О, если б на меня простер Ты, Боже, руку
И больше страхом не томил, —
Чтоб кончить сразу жизнь и муку,
Одним ударом поразил.
Очень близкое к тексту переложение, скорее почти перевод текста из Священного Писания.
Подобную же попытку перевести Библию стихами мы находим в его стихотворении «Иеремия»:
О, дайте мне родник, родник воды живой!
Я плакал бы весь день, всю ночь в тоске немой
Слезами жгучими о гибнущем народе.
О, дайте мне приют, приют в степи глухой!
Покинул бы навек я край земли родной,
Ушел бы от людей скитаться на свободе.
Это почти дословно по Библии.
Почему Иеремия говорит так горько? Дело в том, что Господь призвал юного Иеремию на пророческое служение и послал его в Иерусалим, чтобы он провозгласил гибель города и трагедию народа, потому что правда Божия торжествует и возмездие неизбежно. А Иеремия не хотел этого делать. Ему было горько произносить эти слова, но огонь Божий горел в его сердце, и он должен был говорить — против своего желания.

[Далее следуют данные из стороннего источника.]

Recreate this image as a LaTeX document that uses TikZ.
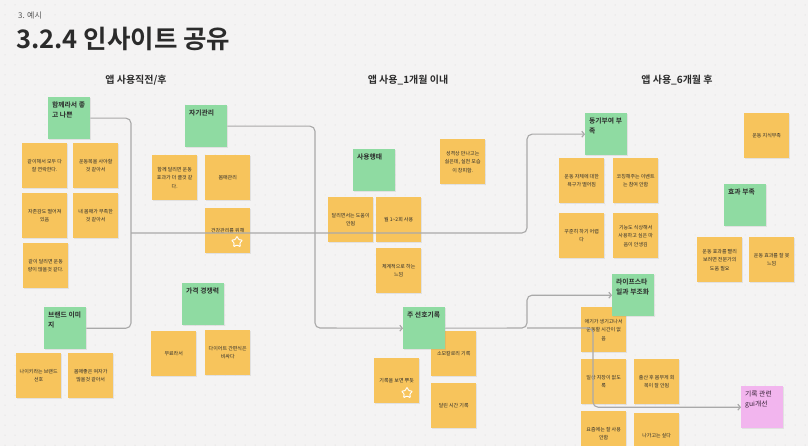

Это уникальное явление — двуединство пророческого сознания — и проявилось в деятельности пророка Иеремии.
Зачем меня, Господь, на подвиг Ты увлек?
Открою лишь уста, в устах моих — упрек…
Но ненавистен Бог служителям кумира!
Устал я проклинать насилье и порок;
И что им истина, и что для них пророк!
От сна не пробудить царей и сильных мира…
И я хотел забыть, забыть в чужих краях
Народ мой, гибнущий в позоре и в цепях,
Но я не смог уйти — вернулся я в неволю.
Огонь — в моей груди, огонь — в моих костях…
И как мне удержать проклятье на устах?
Оно сожжет меня, но вырвется на волю!..
Когда вы будете читать любую библейскую пророческую книгу, вы увидите эту великую драму и трагедию пророков, которые находились в конфликте с самими собой.
Приятно говорить радостные вещи народу, людям, но каково было человеку, которого обвинили в предательстве! Во время вражеской осады Бог повелел Иеремии идти и провозгласить необходимость капитуляции города, иначе он погибнет. Пророк был арестован, выставлен в колодках как предатель народа, потом брошен в яму, откуда его спас один добрый царедворец; и он стал свидетелем того, как враг ворвался в город, сжег храм и пленил царя. И последний момент драмы — когда завоеватели вывели Иеремию из тюрьмы (поскольку он был как бы на их стороне), и пророк оказался теперь не только в роли предателя, но и в роли коллаборанта. В этом стихотворении драма Иеремии передана особенно сильно.